--- START ---

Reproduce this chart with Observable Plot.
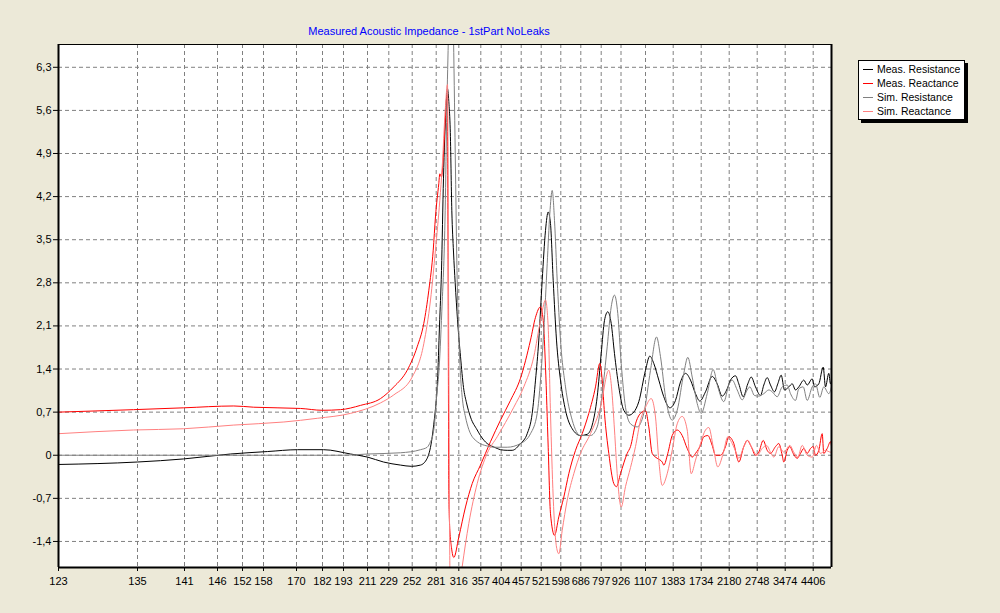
<!DOCTYPE html>
<html>
<head>
<meta charset="utf-8">
<script src="https://cdn.jsdelivr.net/npm/d3@7"></script>
<script src="https://cdn.jsdelivr.net/npm/@observablehq/plot@0.6"></script>
<style>
  html, body { margin: 0; padding: 0; background: #ECE9D8; }
  #wrap { position: relative; width: 1000px; height: 613px; overflow: hidden; font-family: "Liberation Sans", Arial, sans-serif; }
  #title { position: absolute; left: 0; width: 858px; top: 25px; text-align: center; font-size: 11px; line-height: 13px; color: #0000FF; }
  #legend { position: absolute; left: 858px; top: 60px; width: 105px; height: 57px; background: #fff; border: 1px solid #000; box-shadow: 3px 3px 0 #000; font-size: 10.5px; padding-top: 1px; box-sizing: content-box; }
  .row { height: 14px; line-height: 14px; white-space: nowrap; }
  .sw { display: inline-block; width: 10px; height: 1px; vertical-align: middle; margin: 0 4px 0 4px; position: relative; top: -1px; }
  #chart svg { display: block; }
</style>
</head>
<body>
<div id="wrap">
  <div id="chart"></div>
  <div id="title">Measured Acoustic Impedance - 1stPart NoLeaks</div>
  <div id="legend"></div>
</div>
<script>
// Tick labels (frequencies, Hz) shown on the x axis
const tickFreqs = [123,135,141,146,152,158,170,182,193,211,229,252,281,316,357,404,457,521,598,686,797,926,1107,1383,1734,2180,2748,3474,4406];
const xEnd = 5175;
const yTicks = [-1.4,-0.7,0,0.7,1.4,2.1,2.8,3.5,4.2,4.9,5.6,6.3];
const yMin = -1.823, yMax = 6.67;

const seriesNames = ["Meas. Resistance","Meas. Reactance","Sim. Resistance","Sim. Reactance"];
const seriesColors = ["#000000","#FF0000","#808080","#FF8080"];

// [frequency, value]
const measResistance = [[123,-0.15],[135,-0.11],[140.9,-0.06],[149.1,0.02],[159.5,0.06],[170.5,0.09],[182.5,0.09],[198.3,0.02],[211,-0.03],[224.5,-0.11],[240.5,-0.16],[251.3,-0.18],[262,-0.16],[270.1,-0.05],[275.3,0.22],[278.9,0.6],[280.1,0.75],[283,1.2],[286.1,2.1],[289.2,3.0],[292.3,4.5],[295.9,5.59],[298.5,5.95],[300.8,5.7],[302.7,5.3],[305.2,3.97],[307.8,3.3],[310.4,2.8],[314,2.2],[319.2,1.6],[324.8,1.1],[330.4,0.85],[337.8,0.62],[350.3,0.41],[356.4,0.32],[371.7,0.19],[379.3,0.16],[394.8,0.11],[402.4,0.09],[419.9,0.08],[433.2,0.08],[455.1,0.19],[476.2,0.35],[492.2,0.68],[502.8,1.22],[513.3,1.87],[524.9,2.84],[537.9,3.65],[548.5,3.95],[557.5,3.76],[568.1,2.84],[581.1,1.87],[596.8,1.22],[618.7,0.73],[648.2,0.43],[684.7,0.32],[720.8,0.34],[748,0.49],[775.2,0.95],[797,1.65],[818.5,2.19],[840,2.33],[862.2,2.14],[883.6,1.65],[911.7,1.11],[946.7,0.73],[983.6,0.65],[1020.6,0.7],[1057.5,0.87],[1107,1.38],[1149.8,1.61],[1189.7,1.49],[1239.5,1.22],[1289.3,0.95],[1349.1,0.77],[1411.8,0.89],[1474.5,1.19],[1537.2,1.33],[1599.9,1.22],[1662.6,1.0],[1716.5,0.88],[1802.5,1.03],[1909.2,1.28],[1988.9,1.16],[2068.5,0.96],[2148.2,1.08],[2206.4,1.22],[2307.8,1.29],[2374.7,1.16],[2464,0.95],[2557.3,1.16],[2626.3,1.27],[2713.5,1.11],[2833.6,0.97],[2919.1,1.14],[3007.3,1.26],[3092.9,1.14],[3196.6,1.03],[3282.1,1.16],[3370.3,1.3],[3455.9,1.06],[3593.8,1.11],[3707,1.16],[3816.8,1.06],[3926.7,1.11],[4093.1,1.22],[4206.3,1.14],[4372.7,1.24],[4460.6,1.11],[4641.2,1.16],[4826,1.43],[4922.6,1.11],[5061.2,1.33],[5132.6,1.16],[5175,1.2]];

const measReactance = [[123,0.7],[134.4,0.74],[140.9,0.77],[149.9,0.8],[155.2,0.78],[171.8,0.76],[181.9,0.73],[191.4,0.74],[205.8,0.81],[222,0.92],[233.9,1.11],[247.1,1.38],[258,1.76],[266,2.14],[272.1,2.68],[277.4,3.33],[280.1,3.87],[285,4.41],[286.6,4.57],[289.2,4.52],[292.3,4.9],[295.4,5.5],[297.7,5.85],[299.3,3.5],[300.5,-0.5],[301.6,-1.1],[304.7,-1.5],[308.3,-1.66],[316,-1.33],[328.5,-0.84],[341,-0.46],[356.4,-0.16],[379.3,0.22],[402.4,0.57],[428.6,0.89],[455.1,1.25],[486.8,1.87],[502.8,2.24],[518.8,2.41],[528.9,2.19],[537.9,1.43],[548.5,0.13],[557.5,-0.95],[573.3,-1.3],[590.2,-1.0],[611.2,-0.68],[633.2,-0.3],[662.7,0.08],[693.6,0.35],[729.5,0.68],[766,1.11],[789.4,1.49],[803.5,1.22],[818.5,0.68],[846.5,0.03],[879.1,-0.46],[896.7,-0.51],[922.7,-0.3],[971.8,0.03],[996.2,0.14],[1033.1,0.51],[1070.1,0.68],[1107,0.72],[1139.9,0.46],[1173.8,0.03],[1223.6,-0.05],[1273.4,-0.11],[1289.3,-0.16],[1329.2,0.03],[1373,0.32],[1433.1,0.41],[1495.8,0.32],[1558.5,0.11],[1621.2,-0.03],[1662.6,0.03],[1725.2,0.16],[1775.4,0.3],[1839.1,0.32],[1909.2,0.16],[1961.8,0],[2041.4,0],[2121.1,0.14],[2173.6,0.3],[2273.3,0.19],[2342.3,-0.05],[2374.7,-0.11],[2476.2,0.14],[2545.1,0.24],[2626.3,0.14],[2713.5,0],[2789.5,0.05],[2903.6,0.24],[3007.3,0.08],[3092.9,0.03],[3222.5,0.14],[3308.1,0.19],[3396.2,0],[3437.7,-0.11],[3540.6,0.08],[3627.1,0.14],[3740.3,0.03],[3873.4,-0.05],[3983.3,0.03],[4093.1,0.11],[4206.3,0.03],[4316.1,0.11],[4406,0.14],[4502.6,0],[4641.2,0.08],[4784,0.35],[4851.2,0.03],[4994,0.11],[5132.6,0.22],[5175,0.15]];

const simResistance = [[123,0],[135,0],[146,0],[170,0],[193,0],[211,0.02],[240.5,0.04],[262,0.09],[270.1,0.13],[274.1,0.22],[276.5,0.3],[278.9,0.5],[281.9,0.99],[285,1.33],[289.7,2.34],[294.9,3.97],[297.4,5.59],[300.1,6.9],[303.9,9.0],[307.8,6.8],[310.9,4.6],[313.2,3.0],[315.5,2.1],[319.2,1.3],[322.9,0.9],[328.5,0.62],[334.6,0.42],[350.3,0.22],[371.7,0.15],[387,0.13],[419.9,0.13],[455.1,0.19],[486.8,0.35],[508.2,0.68],[518.8,1.22],[531.2,2.03],[544.6,3.11],[554.8,3.92],[564.2,4.3],[573.3,3.81],[583.9,2.84],[596.8,1.87],[618.7,1.11],[648.2,0.57],[684.7,0.32],[738.8,0.32],[775.2,0.46],[803.5,1.0],[836.1,1.76],[862.2,2.41],[883.6,2.6],[905.1,2.3],[927.5,1.49],[959.2,0.78],[996.2,0.51],[1045.7,0.46],[1094.4,0.68],[1156.8,1.38],[1216.6,1.92],[1256.5,1.6],[1306.3,0.95],[1373,0.57],[1433.1,0.73],[1515.9,1.33],[1566,1.59],[1621.2,1.27],[1683.9,0.84],[1734,0.68],[1829.6,1.0],[1925.1,1.39],[1998.4,1.11],[2094,0.87],[2173.6,1.14],[2240.9,1.22],[2342.3,1.06],[2443.7,0.9],[2545.1,1.06],[2597.9,1.11],[2693.2,0.97],[2789.5,0.96],[2919.1,1.0],[3048.8,1.06],[3136.9,1.03],[3266.6,0.95],[3396.2,1.11],[3540.6,1.14],[3650.4,1.0],[3816.8,0.89],[3926.7,1.08],[4073.1,1.11],[4206.3,0.89],[4372.7,1.11],[4502.6,1.16],[4683.2,0.94],[4851.2,1.11],[5061.2,1.0],[5175,1.11]];

const simReactance = [[123,0.35],[134.4,0.41],[140.9,0.43],[149.9,0.49],[165.4,0.54],[179.6,0.6],[198.3,0.68],[222,0.85],[233.9,0.98],[252,1.27],[266,1.81],[274.1,2.52],[280.1,3.33],[286.6,4.14],[290.3,4.68],[294.9,5.59],[298.5,6.02],[300.4,2.0],[301.6,-1.0],[302.7,-2.2],[306,-2.8],[315,-2.3],[322.3,-1.81],[334.6,-1.11],[350.3,-0.46],[371.7,0.03],[394.8,0.3],[437.4,0.78],[465.3,1.11],[497.3,1.6],[518.8,2.19],[537.9,2.52],[548.5,2.08],[557.5,0.68],[568.1,-0.68],[581.1,-1.49],[590.2,-1.6],[604.2,-1.22],[626.2,-0.73],[655.2,-0.3],[684.7,0.03],[738.8,0.35],[793.2,0.78],[846.5,1.38],[864.1,1.11],[883.6,0.41],[901.2,-0.3],[927.5,-0.84],[959.2,-0.51],[996.2,-0.2],[1033.1,0.14],[1070.1,0.57],[1107,0.78],[1163.8,0.92],[1206.6,0.62],[1239.5,-0.08],[1273.4,-0.49],[1323.2,-0.3],[1373,0.08],[1433.1,0.51],[1495.8,0.63],[1558.5,0.41],[1608.6,-0.3],[1662.6,-0.08],[1725.2,0.19],[1802.5,0.41],[1855.1,0.45],[1925.1,0.14],[1998.4,-0.19],[2084.4,0.03],[2157.7,0.3],[2240.9,0.19],[2328.1,0.03],[2374.7,-0.05],[2476.2,0.14],[2557.3,0.24],[2646.6,0.11],[2748,0],[2877.6,0.11],[2989.1,0.16],[3092.9,0.05],[3178.4,-0.03],[3308.1,0.14],[3437.7,0.05],[3627.1,0.16],[3760.3,0.05],[3893.4,-0.03],[4039.9,0.16],[4206.3,0],[4372.7,-0.03],[4544.6,0.16],[4712.6,0.03],[4922.6,0.08],[5132.6,0.05],[5175,0.05]];

const allSeries = [measResistance, measReactance, simResistance, simReactance];
const toRows = (arr) => arr.map(([f, v]) => ({f, v}));

const gridStyle = {stroke: "#808080", strokeOpacity: 1, strokeDasharray: "4,3", strokeWidth: 1};

const chart = Plot.plot({
  width: 1000,
  height: 613,
  marginLeft: 58,
  marginRight: 169,
  marginTop: 44,
  marginBottom: 46,
  style: {background: "#ECE9D8", fontFamily: "'Liberation Sans', Arial, sans-serif", fontSize: "11px", color: "#000", overflow: "visible"},
  x: {
    type: "linear",
    domain: [...tickFreqs, xEnd],
    range: [58,137,184,217,242,263,296,322,343,367,388.3,411.7,435.7,458.3,480.3,500.7,520.7,540.7,560.3,580.3,600.7,620.5,645,672.7,700.7,728.7,756.7,784.7,812.7,831],
    ticks: tickFreqs,
    tickFormat: d => String(d),
    tickSize: 4,
    tickPadding: 6,
    label: null
  },
  y: {
    domain: [yMin, yMax],
    ticks: yTicks,
    tickFormat: d => d === 0 ? "0" : d.toFixed(1).replace(".", ","),
    tickSize: 5,
    tickPadding: 2,
    label: null
  },
  marks: [
    Plot.frame({fill: "#FFFFFF", stroke: null}),
    Plot.ruleY(yTicks, gridStyle),
    Plot.ruleX(tickFreqs.slice(1), gridStyle),
    ...allSeries.map((s, i) => Plot.line(toRows(s), {x: "f", y: "v", stroke: seriesColors[i], strokeWidth: 1, curve: "monotone-x", clip: true})),
    Plot.ruleY([yMax], {stroke: "#000", strokeWidth: 1}),
    Plot.ruleY([yMin], {stroke: "#000", strokeWidth: 2}),
    Plot.ruleX([tickFreqs[0]], {stroke: "#000", strokeWidth: 2}),
    Plot.ruleX([xEnd], {stroke: "#000", strokeWidth: 2})
  ]
});
document.getElementById("chart").appendChild(chart);

const legend = document.getElementById("legend");
seriesNames.forEach((name, i) => {
  const row = document.createElement("div");
  row.className = "row";
  const sw = document.createElement("span");
  sw.className = "sw";
  sw.style.background = seriesColors[i];
  row.appendChild(sw);
  row.appendChild(document.createTextNode(name));
  legend.appendChild(row);
});
</script>
</body>
</html>
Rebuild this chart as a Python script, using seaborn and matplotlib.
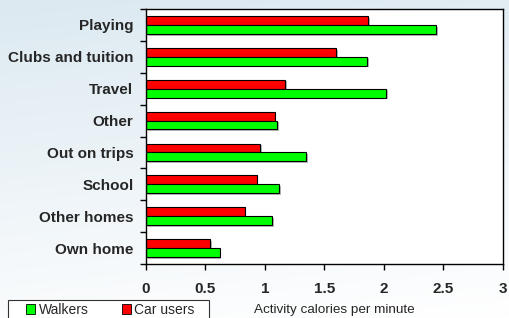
import numpy as np
import pandas as pd
import matplotlib
matplotlib.use("Agg")
import matplotlib.pyplot as plt
import matplotlib.patheffects as pe
from matplotlib.patches import Patch, Rectangle
from matplotlib.colors import LinearSegmentedColormap
import seaborn as sns

# 数据
categories = ["Playing", "Clubs and tuition", "Travel", "Other",
              "Out on trips", "School", "Other homes", "Own home"]
walkers = [2.44, 1.86, 2.02, 1.10, 1.345, 1.12, 1.06, 0.62]
car_users = [1.865, 1.60, 1.17, 1.08, 0.96, 0.93, 0.83, 0.54]
x_ticks = [0, 0.5, 1, 1.5, 2, 2.5, 3]
x_tick_labels = ["0", "0.5", "1", "1.5", "2", "2.5", "3"]

df = pd.DataFrame({
    "cat": categories * 2,
    "value": car_users + walkers,
    "group": ["Car users"] * len(categories) + ["Walkers"] * len(categories),
})

sns.set_theme(style="white")
plt.rcParams["font.family"] = ["Liberation Sans", "DejaVu Sans"]

W, H = 510, 318
fig = plt.figure(figsize=(5.1, 3.18), dpi=100)

# 背景渐变：上蓝下白
bg = fig.add_axes([0, 0, 1, 1], zorder=-10)
yy, xx = np.mgrid[0:1:200j, 0:1:300j]
grad = 0.85 * (1 - yy) + 0.15 * (1 - xx)
bg.imshow(grad, cmap=LinearSegmentedColormap.from_list("bgc", ["#ffffff", "#dce9f1"]),
          aspect="auto", extent=[0, 1, 0, 1], origin="upper", vmin=0, vmax=1)
bg.axis("off")

ax = fig.add_axes([146 / W, 1 - 264 / H, 357 / W, 255 / H])
sns.barplot(data=df, y="cat", x="value", hue="group", order=categories,
            hue_order=["Car users", "Walkers"],
            palette={"Car users": "#ff0000", "Walkers": "#00ff00"},
            saturation=1, width=0.56, edgecolor="black", linewidth=0.8,
            legend=False, ax=ax)
for p in ax.patches:
    p.set_path_effects([pe.SimplePatchShadow(offset=(1.2, -1.2), shadow_rgbFace="#888888", alpha=0.6),
                        pe.Normal()])

ax.set_facecolor("white")
ax.set_xlim(0, 3)
ax.set_ylim(len(categories) - 0.5, -0.5)
ax.set_xticks(x_ticks)
ax.set_xticklabels(x_tick_labels, fontsize=11, fontweight="bold")
ax.set_yticks(range(len(categories)))
ax.set_yticklabels(categories, fontsize=11, fontweight="bold")
ax.set_yticks(np.arange(-0.5, len(categories), 1), minor=True)
ax.tick_params(axis="y", which="major", length=0, pad=9)
ax.tick_params(axis="y", which="minor", left=True, length=4, width=1, color="black")
ax.tick_params(axis="x", which="major", bottom=True, length=4, width=1, color="black", pad=9)
ax.set_xlabel("")
ax.set_ylabel("")
for s in ax.spines.values():
    s.set_color("black")
    s.set_linewidth(1)

# 图例（外框单独画）
fig.patches.append(Rectangle((8 / W, -0.01), 201 / W, 0.01 + 1 - 300 / H,
                             transform=fig.transFigure, facecolor="white",
                             edgecolor="#333333", linewidth=0.8, zorder=1))
handles = [Patch(facecolor="#00ff00", edgecolor="black", linewidth=0.6, label="Walkers"),
           Patch(facecolor="#ff0000", edgecolor="black", linewidth=0.6, label="Car users")]
leg = fig.legend(handles=handles, loc="center left", bbox_to_anchor=(26 / W, 1 - 310 / H),
                 ncol=2, frameon=False, fontsize=10,
                 handlelength=0.65, handleheight=0.65, handletextpad=0.25,
                 columnspacing=2.4, borderpad=0, borderaxespad=0)
leg.set_zorder(2)

fig.text(334 / W, 1 - 310 / H, "Activity calories per minute",
         ha="center", va="center", fontsize=9.7)

fig.savefig("out.png", dpi=100)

--- END ---

Written task: Check each line of the data above for the string "script" and report only how many lines have it.

Right answer: 5